Punk Revolution NYC (Amazon Prime) (3-hours).  How it began, fascinating about Warhol’s guiding hand, the influence of transgressive downtown theatre, the nascent clubs, the rebellion against disco, SOHO and Loisaida as cauldrons of creativity when poor creatives could still afford to live there.  Sob.

The Decline of Western Civilization (Penelope Spheeris) (Youtube) – Okay, it’s not the first wave, it’s the hard core generation that Reagan/Thatcher spawned, but damn, the concerts cum riots!  Headache inducing, intentionally, of course.
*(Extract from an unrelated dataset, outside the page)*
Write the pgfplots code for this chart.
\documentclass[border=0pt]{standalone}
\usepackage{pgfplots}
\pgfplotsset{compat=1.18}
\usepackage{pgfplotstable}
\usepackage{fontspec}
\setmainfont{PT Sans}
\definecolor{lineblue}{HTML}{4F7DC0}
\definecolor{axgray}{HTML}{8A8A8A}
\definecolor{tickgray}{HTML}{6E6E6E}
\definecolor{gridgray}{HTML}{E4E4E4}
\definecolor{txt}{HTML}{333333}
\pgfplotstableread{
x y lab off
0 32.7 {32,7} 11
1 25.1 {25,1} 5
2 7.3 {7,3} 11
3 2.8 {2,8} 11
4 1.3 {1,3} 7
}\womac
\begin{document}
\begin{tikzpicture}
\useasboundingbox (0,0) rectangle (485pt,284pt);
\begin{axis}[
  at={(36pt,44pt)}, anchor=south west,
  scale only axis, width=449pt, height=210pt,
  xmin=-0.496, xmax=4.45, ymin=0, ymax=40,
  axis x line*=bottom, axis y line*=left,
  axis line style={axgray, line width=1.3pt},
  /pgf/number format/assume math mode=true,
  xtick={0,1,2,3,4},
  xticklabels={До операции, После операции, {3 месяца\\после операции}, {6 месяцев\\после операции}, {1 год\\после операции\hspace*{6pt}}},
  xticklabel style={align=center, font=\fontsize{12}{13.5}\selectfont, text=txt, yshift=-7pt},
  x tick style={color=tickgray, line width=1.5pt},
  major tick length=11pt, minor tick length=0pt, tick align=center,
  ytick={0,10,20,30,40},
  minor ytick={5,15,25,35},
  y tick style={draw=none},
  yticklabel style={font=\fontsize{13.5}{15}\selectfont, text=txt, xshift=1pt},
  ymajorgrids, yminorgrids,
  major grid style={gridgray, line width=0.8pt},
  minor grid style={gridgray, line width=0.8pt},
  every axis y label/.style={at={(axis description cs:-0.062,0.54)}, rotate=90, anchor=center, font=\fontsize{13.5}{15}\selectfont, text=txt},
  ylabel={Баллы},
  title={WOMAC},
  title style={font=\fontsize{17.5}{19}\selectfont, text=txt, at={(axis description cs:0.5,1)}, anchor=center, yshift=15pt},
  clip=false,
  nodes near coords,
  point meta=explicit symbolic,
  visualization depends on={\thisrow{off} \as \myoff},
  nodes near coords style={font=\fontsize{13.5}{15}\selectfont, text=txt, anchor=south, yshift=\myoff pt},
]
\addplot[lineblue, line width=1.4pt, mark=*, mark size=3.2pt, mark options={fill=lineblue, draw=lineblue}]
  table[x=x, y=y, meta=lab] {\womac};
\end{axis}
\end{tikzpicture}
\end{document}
The Blank Generation (Poe/Kral) (Youtube) (50 minutes) – Grainy black and white footage, audio as if they’re playing down the hall, but it was all shot in 1976 at CBGB, a time capsule, primary documentation.

Hip-Hop Evolution (Shad) (Netflix) (4 seasons).  Watching this series now, and wow!  Hip hop started exactly at the same time as punk, in bombed out 1970s New York, and way outlasted it.  Same impulses, same anger, same release, but black.  (Notes that punk fans were the first white people to fall in love with rap.) 

Movies:

Sid and Nancy (Alex Cox) (not currently streaming).  I so love this sad movie; may have been Gary Oldman’s first (as Sid).  One of my favorite unforgettable movie scenes (right up there with “Forget it Jake”) is Nancy running down the street in an angry fit, catching a glimpse of herself in a store window, and then stopping to tear off her clothes, screaming, “Fuckin’ Stevie Nicks!” when she realizes those clothes resemble something Nicks would wear. 

Summer of Sam (Spike Lee) (pay to stream on all platforms).  If you want to know what it must have felt like to be a nobody in New York when punk and hip hop launched, this is the movie.  The blackout, the talking devil dog, CBGB, the graffiti bombed subway trains, the grit and the hopeless energy.  Figuring out what to wear!

CBGB (Randall Miller) (Vudu).  The late great Alan Rickman’s last movie, as bushy-haired loser Hilly Kristal, the guy who owned CBGB and created a punk Mecca in the process. Actors play the musicians, some even look like the punks, but it’s Rickman’s movie. The scene where he meets the Ramones for the first time is priceless.

Mystery Train (Jim Jarmusch) (pay on Prime).  Are you a Jarmusch junky, like me?  This movie, set in Memphis, is not about punk rock, but I’ve never seen anything that better nails how our lives fail the rock’n’roll impulse, that cry of spontaneity and freedom, and how that failure hurts and in some cases ruins us.

Control (Anton Corbijn) (pay to stream on all platforms).  A biographical film that follows Joy Division’s Ian Curtis to his suicide, and it’s just as bleak and heart-rending as that sounds. If you’ve lost friends and never really understood it, this won’t explain anything, but the movie knows how you feel.